Bolivia’s New Government Pledges to Implement Buen Vivir

Ollantay Itzamná

Vice President of the Plurinational State of Bolivia, David Choquehuanca, Pledges to Implement Buen Vivir

David Choquehuanca, Aymara, Vice President of the Plurinational State of Bolivia, on the day of his swearing-in, surprised with a powerful new discourse that challenges modernity with arguments from the horizon of Buen Vivir. The message impacts on a post-pandemic world where development myths and modern reason are on the decline.

Although the “rhetoric” of Buen Vivir was already present in the official discourse of the Movement Towards Socialism (MAS), during the government of Evo Morales, nevertheless, with the passing of time, Buen Vivir was giving ground in the official discourse to the extent that the developmentalist ideology of the class-conscious left imposed itself on the MAS. To the extent that the “slogan” of Buen Vivir was assumed as one more slogan to sweeten the proposal of “Andean Amazonian capitalism”.

Choquehuanca, one of the founders and ideologues of MAS-IPSP, now as Vice President, is beginning to publicly argue the Buen Vivir proposal as the philosophical horizon that should guide the new government and the peoples of Bolivia in the post-pandemic and post-de facto government.

After hearing the message of Vice President Choquehuanca, the ideas that resonate within the ears and hearts of the people are clear.

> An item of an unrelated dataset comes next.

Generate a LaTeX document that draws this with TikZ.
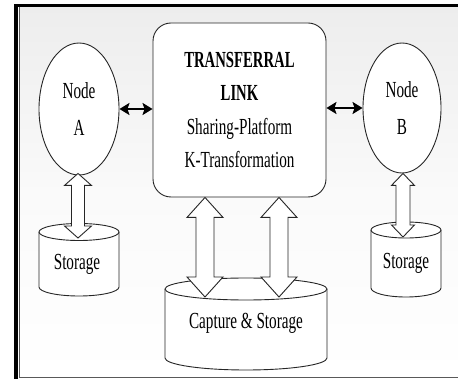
\documentclass[tikz,border=0pt]{standalone}
\usepackage{fontspec}
\setmainfont{Liberation Serif}
\usepackage{graphicx}
\usetikzlibrary{shapes.geometric,arrows.meta,calc}

% horizontally condensed text, regular and bold
\newcommand\nar[1]{\scalebox{0.66}[1]{#1}}
\newcommand\narb[1]{\scalebox{0.64}[1]{\textbf{#1}}}

% cylinder: centre x, x radius, top y, bottom y, top y radius, bottom y radius
\newcommand\drum[6]{%
  \draw[outline,fill=white] (#1-#2,#3) -- (#1-#2,#4)
    arc[start angle=180,end angle=360,x radius=#2pt,y radius=#6pt] -- (#1+#2,#3)
    arc[start angle=0,end angle=180,x radius=#2pt,y radius=#5pt] -- cycle;
  \draw[outline] (#1-#2,#3) arc[start angle=180,end angle=360,x radius=#2pt,y radius=#5pt];}

% hollow two-headed block arrow: from, to, shaft half width, head half width, head length
\newcommand\fatarrow[5]{%
  \draw[outline,fill=white,line join=miter] let \p1=(#1), \p2=(#2) in
   (\x1,\y1) -- (\x1+#4,\y1-#5) -- (\x1+#3,\y1-#5) -- (\x1+#3,\y2+#5)
   -- (\x1+#4,\y2+#5) -- (\x1,\y2) -- (\x1-#4,\y2+#5) -- (\x1-#3,\y2+#5)
   -- (\x1-#3,\y1-#5) -- (\x1-#4,\y1-#5) -- cycle;}

\tikzset{
  outline/.style={draw=black!85,line width=0.9pt},
  txt/.style={font=\fontsize{23}{33}\selectfont,align=center,inner sep=0pt},
  peer/.style={ellipse,outline,fill=white,inner sep=0pt,
    minimum width=80pt,minimum height=132pt,
    font=\fontsize{23}{37}\selectfont,align=center},
  linkbox/.style={rectangle,rounded corners=18pt,outline,fill=white,inner sep=0pt,
    minimum width=173pt,minimum height=174pt,
    font=\fontsize{23}{33.3}\selectfont,align=center},
  bothway/.style={line width=2pt,black,
    {Stealth[length=10pt,width=12pt,inset=2pt]}-{Stealth[length=10pt,width=12pt,inset=2pt]}}
}

\begin{document}
\begin{tikzpicture}[x=1pt,y=-1pt]
\useasboundingbox (0,0) rectangle (458,379);
\fill[white] (0,0) rectangle (458,379);

% panel background and frame
\shade[top color=black!7,bottom color=white,middle color=black!2] (20,7) rectangle (458,377.5);
\fill[black] (14,4) rectangle (458,7.5);
\fill[black] (14,4) rectangle (18,379);
\draw[black!65,line width=1.1pt] (19.8,7.5) -- (19.8,377.5) -- (458,377.5);

% peers and the link
\node[peer] (nA) at (79,109) {\nar{Node}\\\nar{A}};
\node[peer,minimum width=78pt,minimum height=130pt] (nB) at (402,108) {\nar{Node}\\\nar{B}};
\node[linkbox] (link) at (239.5,110)
  {\narb{TRANSFERRAL}\\\narb{LINK}\\\nar{Sharing-Platform}\\\nar{K-Transformation}};

% storages
\drum{79}{40}{232}{287}{8.5}{9}
\node[txt] (sA) at (77,264) {\nar{Storage}};
\drum{406}{35}{230}{288}{8}{9}
\node[txt] (sB) at (406,263) {\nar{Storage}};
\drum{246}{81}{289}{358}{11}{12}
\node[txt] (cap) at (246,323) {\nar{Capture \& Storage}};

% connectors between peers and link
\draw[bothway] (nA.east) -- (nA.east -| link.west);
\draw[bothway] (nB.west) -- (nB.west -| link.east);

% block arrows
\coordinate (aTop) at ($(nA.south)+(-1,-2)$);
\coordinate (aBot) at (78,238);
\fatarrow{aTop}{aBot}{6.5pt}{13.5pt}{12pt}
\coordinate (bTop) at ($(nB.south)+(1,-0)$);
\coordinate (bBot) at (403,237);
\fatarrow{bTop}{bBot}{7pt}{11.5pt}{12pt}
\coordinate (lTop) at (link.south -| 205,0);
\coordinate (lBot) at (205,297);
\fatarrow{lTop}{lBot}{9pt}{18pt}{20pt}
\coordinate (rTop) at (link.south -| 279,0);
\coordinate (rBot) at (279,297);
\fatarrow{rTop}{rBot}{9pt}{18pt}{20pt}
\end{tikzpicture}
\end{document}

They disrupt the constituent elements of modern civilization.

Buen Vivir implies an Earth identity. “(…) we are sinchi, we are rumi, we are jenecherú, fire that never goes out, we are from Samaipata, we are jaguar, we are katari, we are ainos, we are mauríes, (…)”, says Choquehuanca.

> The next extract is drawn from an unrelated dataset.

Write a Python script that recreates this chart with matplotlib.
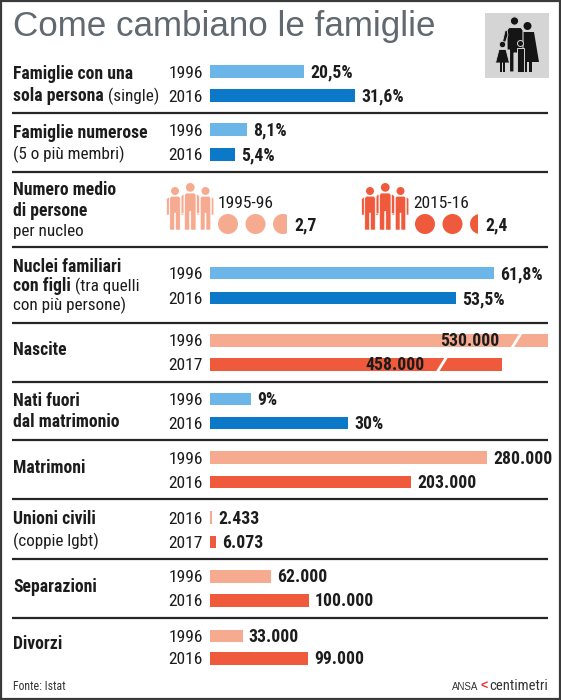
import matplotlib
matplotlib.use('Agg')
import matplotlib.pyplot as plt
from matplotlib.patches import Rectangle, Circle, Polygon

# ---------------- data ----------------
single_years = ['1996', '2016']
single_pct = [20.5, 31.6]
numerose_years = ['1996', '2016']
numerose_pct = [8.1, 5.4]
media_periods = ['1995-96', '2015-16']
media_persone = [2.7, 2.4]
figli_years = ['1996', '2016']
figli_pct = [61.8, 53.5]
nascite_years = ['1996', '2017']
nascite = [530000, 458000]
fuori_years = ['1996', '2016']
fuori_pct = [9, 30]
matrimoni_years = ['1996', '2016']
matrimoni = [280000, 203000]
unioni_years = ['2016', '2017']
unioni = [2433, 6073]
separazioni_years = ['1996', '2016']
separazioni = [62000, 100000]
divorzi_years = ['1996', '2016']
divorzi = [33000, 99000]

# ---------------- style / layout ----------------
W, H = 561, 700
X0 = 210            # bar origin (px)
YEAR_X = 203
BH = 12.5
BASE = 6            # baseline offset from row centre
NARROW = ['Roboto Condensed', 'DejaVu Sans']
REG = ['Liberation Sans', 'DejaVu Sans']
TXT = '#1c1c1c'
LB, DB = '#6cb5e8', '#0b79c8'
LS, RS = '#f6aa90', '#ef5a3c'

fig = plt.figure(figsize=(W / 100, H / 100), dpi=100)
fig.patch.set_facecolor('white')
bg = fig.add_axes([0, 0, 1, 1])
bg.set_xlim(0, W)
bg.set_ylim(H, 0)
bg.axis('off')
renderer = fig.canvas.get_renderer()


def fit_size(sample, weight, target_px, family=NARROW, base=12.0):
    t = bg.text(0, 0, sample, fontsize=base, fontweight=weight, family=family)
    w = t.get_window_extent(renderer).width
    t.remove()
    return base * target_px / w


# font sizes calibrated on widths measured in the reference
FS_LB = fit_size('Famiglie numerose', 'bold', 135)
FS_LR = 0.5 * (FS_LB + 0.5 * (fit_size('(5 o più membri)', 'normal', 107) +
                              fit_size('con più persone)', 'normal', 112)))
FS_YR = 0.5 * (FS_LB + fit_size('1996', 'normal', 34))
FS_VAL = (fit_size('20,5%', 'bold', 45) + fit_size('280.000', 'bold', 56) +
          fit_size('100.000', 'bold', 57)) / 3
FS_TITLE = fit_size('Come cambiano le famiglie', 'normal', 422, family=REG, base=25)


def bar_axes(px_per_unit):
    ax = fig.add_axes([0, 0, 1, 1])
    ax.set_xlim(-X0 / px_per_unit, (W - X0) / px_per_unit)
    ax.set_ylim(H, 0)
    ax.axis('off')
    ax.patch.set_alpha(0)
    return ax


S_PCT = 4.6          # px per percent
S_CNT = 0.99 / 1000  # px per unit
S_NAS = 0.637 / 1000
ax_pct = bar_axes(S_PCT)
ax_cnt = bar_axes(S_CNT)
ax_nas = bar_axes(S_NAS)


def fmt_pct(v):
    if float(v).is_integer():
        return f"{int(v)}%"
    return f"{v:.1f}".replace('.', ',') + '%'


def fmt_cnt(v):
    return f"{v:,}".replace(',', '.')


def year(c, yr):
    bg.text(YEAR_X, c + BASE, yr, ha='right', va='baseline', fontsize=FS_YR,
            family=NARROW, color=TXT)


def rows(ax, centers, years, values, colors, fmt):
    ax.barh(centers, values, height=BH, color=colors, linewidth=0)
    for c, yr, v in zip(centers, years, values):
        year(c, yr)
        ax.annotate(fmt(v), xy=(v, c), xytext=(6, -BASE), textcoords='offset pixels',
                    ha='left', va='baseline', fontsize=FS_VAL, fontweight='bold',
                    family=NARROW, color=TXT)


def label(lines, baselines, x=13):
    for segs, yb in zip(lines, baselines):
        xx = x
        for txt, bold in segs:
            t = bg.text(xx, yb, txt, ha='left', va='baseline',
                        fontsize=FS_LB if bold else FS_LR,
                        fontweight='bold' if bold else 'normal', family=NARROW,
                        color=TXT)
            ext = t.get_window_extent(renderer)
            xx = bg.transData.inverted().transform((ext.x1, 0))[0]


# ---------------- title & frame ----------------
bg.add_patch(Rectangle((1, 1), W - 2, H - 2, fill=False, ec='#3a3a3a', lw=1.6))
bg.text(13, 36, 'Come cambiano le famiglie', fontsize=FS_TITLE, family=REG,
        color='#606970', va='baseline', ha='left')

# family icon
bg.add_patch(Rectangle((485, 13), 64, 65, fc='#d5d5d5', ec='none'))
K = '#151515'
G = '#d5d5d5'
# mother
bg.add_patch(Circle((527.5, 26), 4, fc=K, ec='none'))
bg.add_patch(Polygon([(521, 32), (534, 32), (539, 62), (518, 62)], fc=K, ec='none'))
bg.add_patch(Rectangle((524, 61), 2.6, 11, fc=K, ec='none'))
bg.add_patch(Rectangle((529.5, 61), 2.6, 11, fc=K, ec='none'))
# father
bg.add_patch(Circle((514.5, 21), 4.2, fc=K, ec=G, lw=0.8))
bg.add_patch(Polygon([(507, 30), (509, 27.5), (521, 27.5), (523, 30), (523, 50),
                      (521, 50), (521, 72), (516.5, 72), (516.5, 53), (514, 53),
                      (514, 72), (509.5, 72), (509.5, 50), (507, 50)],
                     fc=K, ec=G, lw=0.8))
bg.add_patch(Polygon([(507, 30), (505, 31), (501.5, 46), (504, 46.5), (508, 35)],
                     fc=K, ec=G, lw=0.6))
# girl
bg.add_patch(Circle((502.5, 44.5), 3.2, fc=K, ec=G, lw=0.6))
bg.add_patch(Polygon([(499, 49.5), (506, 49.5), (509.5, 63), (495.5, 63)],
                     fc=K, ec=G, lw=0.6))
bg.add_patch(Rectangle((499.8, 62), 2.2, 10, fc=K, ec='none'))
bg.add_patch(Rectangle((503.2, 62), 2.2, 10, fc=K, ec='none'))
# small child
bg.add_patch(Circle((520.5, 43.5), 3, fc=K, ec=G, lw=0.7))
bg.add_patch(Polygon([(517, 48), (524, 48), (524, 72), (517, 72)],
                     fc=K, ec=G, lw=0.7))

# section separators
bg.hlines([113, 172, 247, 323, 382, 440, 499, 559, 618], 12, 548,
          color='#262626', lw=1.6)

# ---------------- sections ----------------
label([[('Famiglie con una', True)], [('sola persona', True), (' (single)', False)]],
      [79, 101])
rows(ax_pct, [71.5, 95.5], single_years, single_pct, [LB, DB], fmt_pct)

label([[('Famiglie numerose', True)], [('(5 o più membri)', False)]], [138, 159])
rows(ax_pct, [129.5, 154.5], numerose_years, numerose_pct, [LB, DB], fmt_pct)

label([[('Numero medio', True)], [('di persone', True)], [('per nucleo', False)]],
      [195, 216, 236])


def person(xc, top, h, color):
    k = h / 43.0
    bg.add_patch(Circle((xc, top + 4 * k), 4 * k, fc=color, ec='none'))
    body = [(-5.2, 11), (-4, 9.2), (4, 9.2), (5.2, 11), (5.2, 43), (0.5, 43),
            (0.5, 26), (-0.5, 26), (-0.5, 43), (-5.2, 43)]
    bg.add_patch(Polygon([(xc + px * k, top + py * k) for px, py in body],
                         fc=color, ec='white', lw=0.4))
    for side in (-1, 1):
        x1 = xc + side * 5.8 * k
        x2 = xc + side * 8.3 * k
        bg.add_patch(Polygon([(x1, top + 9.8 * k), (x2, top + 11.8 * k),
                              (x2, top + 28 * k), (x1, top + 28 * k)],
                             fc=color, ec='white', lw=0.4))


def circles(x_first, yc, value, color, r=10, step=27.5):
    n_full = int(value)
    frac = value - n_full
    for i in range(n_full):
        bg.add_patch(Circle((x_first + i * step, yc), r, fc=color, ec='none'))
    if frac > 0:
        cx = x_first + n_full * step
        c = Circle((cx, yc), r, fc=color, ec='none')
        bg.add_patch(c)
        clip = Rectangle((cx - r, yc - r), 2 * r * frac, 2 * r,
                         transform=bg.transData)
        c.set_clip_path(clip)
    return x_first + n_full * step - r + 2 * r * frac


groups = [(175, LS, 218, 228), (370, RS, 413, 425)]
for (gx, col, lx, cx0), period, val in zip(groups, media_periods, media_persone):
    person(gx, 187, 43, col)
    person(gx + 30.5, 187, 43, col)
    person(gx + 15.25, 183, 47, col)
    bg.text(lx, 208, period, ha='left', va='baseline', fontsize=FS_YR, family=NARROW,
            color=TXT)
    end = circles(cx0, 224, val, col)
    bg.text(end + 7, 230, f"{val:.1f}".replace('.', ','), ha='left', va='baseline',
            fontsize=FS_VAL, fontweight='bold', family=NARROW, color=TXT)

label([[('Nuclei familiari', True)], [('con figli', True), (' (tra quelli', False)],
       [('con più persone)', False)]], [272, 291, 310])
rows(ax_pct, [273, 298], figli_years, figli_pct, [LB, DB], fmt_pct)

# Nascite (broken bars, labels inside)
label([[('Nascite', True)]], [355])
nas_centers = [340.5, 364.5]
break_frac = [0.908, 0.795]
ax_nas.barh(nas_centers, nascite, height=BH, color=[LS, RS], linewidth=0)
for c, yr, v, bf in zip(nas_centers, nascite_years, nascite, break_frac):
    year(c, yr)
    bv = v * bf
    dx = 4.5 / (S_NAS)
    ax_nas.plot([bv - dx, bv + dx], [c + BH / 2 + 1, c - BH / 2 - 1], color='white',
                lw=2.0, solid_capstyle='butt')
    ax_nas.annotate(fmt_cnt(v), xy=(bv, c), xytext=(-17, -BASE),
                    textcoords='offset pixels', ha='right', va='baseline',
                    fontsize=FS_VAL, fontweight='bold', family=NARROW, color=TXT)

label([[('Nati fuori', True)], [('dal matrimonio', True)]], [406, 427])
rows(ax_pct, [399, 423], fuori_years, fuori_pct, [LB, DB], fmt_pct)

label([[('Matrimoni', True)]], [473])
rows(ax_cnt, [457.5, 482], matrimoni_years, matrimoni, [LS, RS], fmt_cnt)

label([[('Unioni civili', True)], [('(coppie lgbt)', False)]], [524, 546])
rows(ax_cnt, [517.5, 542], unioni_years, unioni, [LS, RS], fmt_cnt)

label([[('Separazioni', True)]], [592])
rows(ax_cnt, [576.5, 600.5], separazioni_years, separazioni, [LS, RS], fmt_cnt)

label([[('Divorzi', True)]], [649])
rows(ax_cnt, [636, 658.5], divorzi_years, divorzi, [LS, RS], fmt_cnt)

# ---------------- footer ----------------
bg.text(13, 690, 'Fonte: Istat', ha='left', va='baseline', fontsize=8.5,
        family=NARROW, color='#333333')
t = bg.text(548, 690, 'centimetri', ha='right', va='baseline', fontsize=10.5,
            family=NARROW, color='#333333')
ext = t.get_window_extent(renderer)
xl = bg.transData.inverted().transform((ext.x0, 0))[0]
t2 = bg.text(xl - 1, 690, '<', ha='right', va='baseline', fontsize=9,
             fontweight='bold', family=REG, color='#e8303a')
ext2 = t2.get_window_extent(renderer)
xl2 = bg.transData.inverted().transform((ext2.x0, 0))[0]
bg.text(xl2 - 3, 690, 'ANSA', ha='right', va='baseline', fontsize=7,
        family=REG, color='#333333')

fig.savefig('out.png', dpi=100, facecolor='white')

And, indeed, we are part and parcel of Mother Earth. We are not a different or superior identity to the Earth (Kantian philosophy). We are Earth that thinks, Earth that feels, Earth that suffers. We are Earth. All of us in the cosmic community carry the same chemical elements organized differently.

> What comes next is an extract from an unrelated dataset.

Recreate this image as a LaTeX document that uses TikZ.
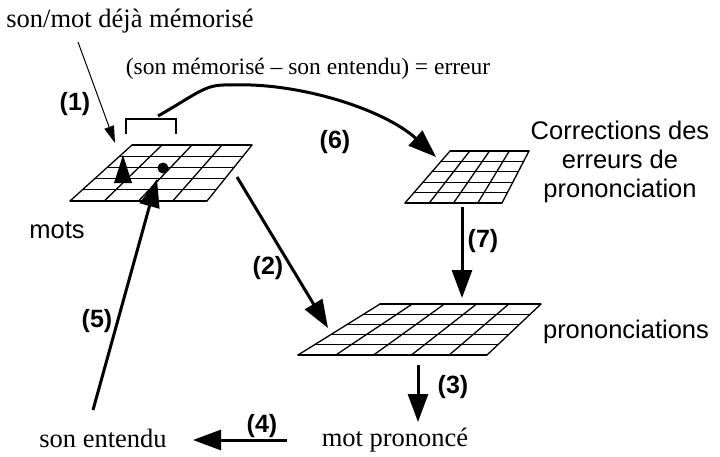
\documentclass[tikz,border=0pt]{standalone}
\usepackage{fontspec}
\setmainfont{Liberation Serif}
\setsansfont{Liberation Sans}
\usetikzlibrary{arrows.meta,calc}
\tikzstyle{txt}=[inner sep=0pt, font=\fontsize{26.5}{30}\selectfont, anchor=base]
\tikzstyle{etiq}=[inner sep=0pt, font=\fontsize{25.5}{29}\selectfont\sffamily]
\tikzstyle{num}=[inner sep=0pt, font=\fontsize{25}{29}\selectfont\sffamily\bfseries]
\tikzstyle{gridline}=[line width=1.3pt, line cap=round]
\tikzstyle{grosse}=[-{Triangle[length=28pt,width=20pt]}, line width=3pt]
\tikzstyle{fine}=[-{Triangle[length=17pt,width=10pt]}, line width=1pt]
% quadrillage entre les coins #1-tl, #1-tr, #1-bl, #1-br
\newcommand{\grille}[3]{%
  \foreach \i [evaluate=\i as \f using \i/#3] in {0,...,#3}
    \draw[gridline] ($(#1-tl)!\f!(#1-bl)$) -- ($(#1-tr)!\f!(#1-br)$);
  \foreach \j [evaluate=\j as \g using \j/#2] in {0,...,#2}
    \draw[gridline] ($(#1-tl)!\g!(#1-tr)$) -- ($(#1-bl)!\g!(#1-br)$);
}

\begin{document}
\begin{tikzpicture}[x=1pt, y=-1pt]
\useasboundingbox (0,0) rectangle (720,456);

% coins des trois cartes
\coordinate (mots-tl) at (132,145); \coordinate (mots-tr) at (252,145);
\coordinate (mots-bl) at (70,201);  \coordinate (mots-br) at (207,201);
\coordinate (corr-tl) at (450,151); \coordinate (corr-tr) at (529,151);
\coordinate (corr-bl) at (405,203); \coordinate (corr-br) at (502,203);
\coordinate (pron-tl) at (380,304); \coordinate (pron-tr) at (541,304);
\coordinate (pron-bl) at (298,355); \coordinate (pron-br) at (487,355);
\grille{mots}{4}{5}
\grille{corr}{4}{5}
\grille{pron}{5}{5}

% textes
\node (memo) [txt] at (130,27) {son/mot déjà mémorisé};
\node (err) [txt, font=\fontsize{23.5}{28}\selectfont] at (308,74) {(son mémorisé – son entendu) = erreur};
\node (entendu) [txt] at (103,447) {son entendu};
\node (prononce) [txt] at (395,446) {mot prononcé};
\node (mots) [etiq, anchor=base] at (57,238) {mots};
\node (pronlbl) [etiq, anchor=base] at (626,338) {prononciations};
\node (corrlbl) [etiq, align=center] at (620,162) {Corrections des\\erreurs de\\prononciation};

% numeros
\node (n1) [num] at (75,104) {(1)};
\node (n2) [num] at (268,268) {(2)};
\node (n3) [num] at (453,387) {(3)};
\node (n4) [num] at (262,426) {(4)};
\node (n5) [num] at (97,321) {(5)};
\node (n6) [num] at (335,142) {(6)};
\node (n7) [num] at (483,241) {(7)};

% extremites des fleches
\coordinate (a1) at (78,42);   \coordinate (b1) at (115,143);
\coordinate (a2) at (237,177); \coordinate (b2) at (328,328);
\coordinate (a3) at (418,365); \coordinate (b3) at (418,422);
\coordinate (a4) at (287,440); \coordinate (b4) at (193,440);
\coordinate (a5) at (93,410);  \coordinate (b5) at (157,179);
\coordinate (a6) at (158,116); \coordinate (b6) at (436,157);
\coordinate (a7) at (462,207); \coordinate (b7) at (462,298);
\coordinate (pt) at (163,168);

\draw[fine] (a1) -- (b1);
\draw[grosse] (a2) -- (b2);
\draw[grosse] (a3) -- (b3);
\draw[grosse] (a4) -- (b4);
\draw[grosse] (a5) -- (b5);
\draw[grosse] (a6) .. controls (200,92) and (205,84) .. (230,85)
  .. controls (300,82) and (385,110) .. (b6);
\draw[grosse] (a7) -- (b7);

% crochet, point et petite pointe
\draw[line width=1.3pt] (126,134) -- (126,119) -- (176,119) -- (176,134);
\fill (pt) circle (5.5);
\fill (123,155) -- (132,183) -- (114,183) -- cycle;
\end{tikzpicture}
\end{document}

Good Living focused on the well-being of the cosmic community. “We are living in a time of becoming jiwasa again, it is not me, it is us. Jiwasa is the death of self-centeredness (…)”, reiterates the Vice President.

Modernity is constituted on the premise of the disarticulated individual as the center and end of reality, in competition with others. In the face of this suicidal individualism, Buen Vivir centered on the community (jiwasa in Aymara) is proposed. The well-being of the articulated individual depends on the well-being of the community. Unlike modernity (where individual well-being is its purpose), in Buen Vivir the cosmic community in balance will be the greatest good.

Buen Vivir requires overcoming anthropocentrism. “(…) jiwasa is the death of anthropocentrism and it is the death of Eurocentrism”, continues David Choquehuanca. The idea of community does not refer to the idea of society (the sum of individual wills) that modernity poses. The community, the ayllu, refers to the cosmic community. A community made up of all the members of the cosmos and of the multi-faceted world. Here the hegemony of the modern subject disappears (human individual endowed with freedom, will and reason) and the Earth subject emerges in its different manifestations, with dignity, rights, obligations and opportunities.

Buen Vivir requires a balanced power. “We will encourage the opposing sides to seek solutions between the right and the left, between the rebelliousness of the young and the wisdom of the old, between the limits of science and unshakable nature, between the creative minorities and the traditional majorities, between the sick and the healthy, between the rulers and the ruled, between the cult of leadership and the gift of serving others,” says the Vice President.

Buen Vivir is sustained by balance, and it nurtures balance in all dimensions of life. Balance requires the coexistence of several different actors who build consensus. Equilibrium is power, and power is horizontal. For modernity, power is domination, it is hegemony, it is control…

Buen Vivir implies plurinationality. “(…) we are Maya, we are Guarani, we are Mapuche, we are Mojeño, we are Aymara, we are Quechua, we are Jopi and we are all from the culture of life, we awaken our larama, larama equally rebellious with wisdom”.

For David Choquehuanca, the condition of plurinationality is not an exclusive matter for Bolivia. All the peoples of Abya Yala have and are called to awaken their larama (creative consciousness) to undertake their paths of liberation. In Buen Vivir, political identity is not tied, as in modernity, to the chimerical idea of a single national identity.

Furthermore, the Vice President of the Plurinational State of Bolivia reiterated that Buen Vivir is based on the principles of reciprocity, interrelatedness, complementarity and correspondence.

I consider this approach not to be a nostalgic whim of the past millennium of the original peoples, from which David Choquehuanca comes, but rather an echo of the categorical existential imperative that hovers over humanity on a wounded Planet that has a tendency to “dispose of ” the human species.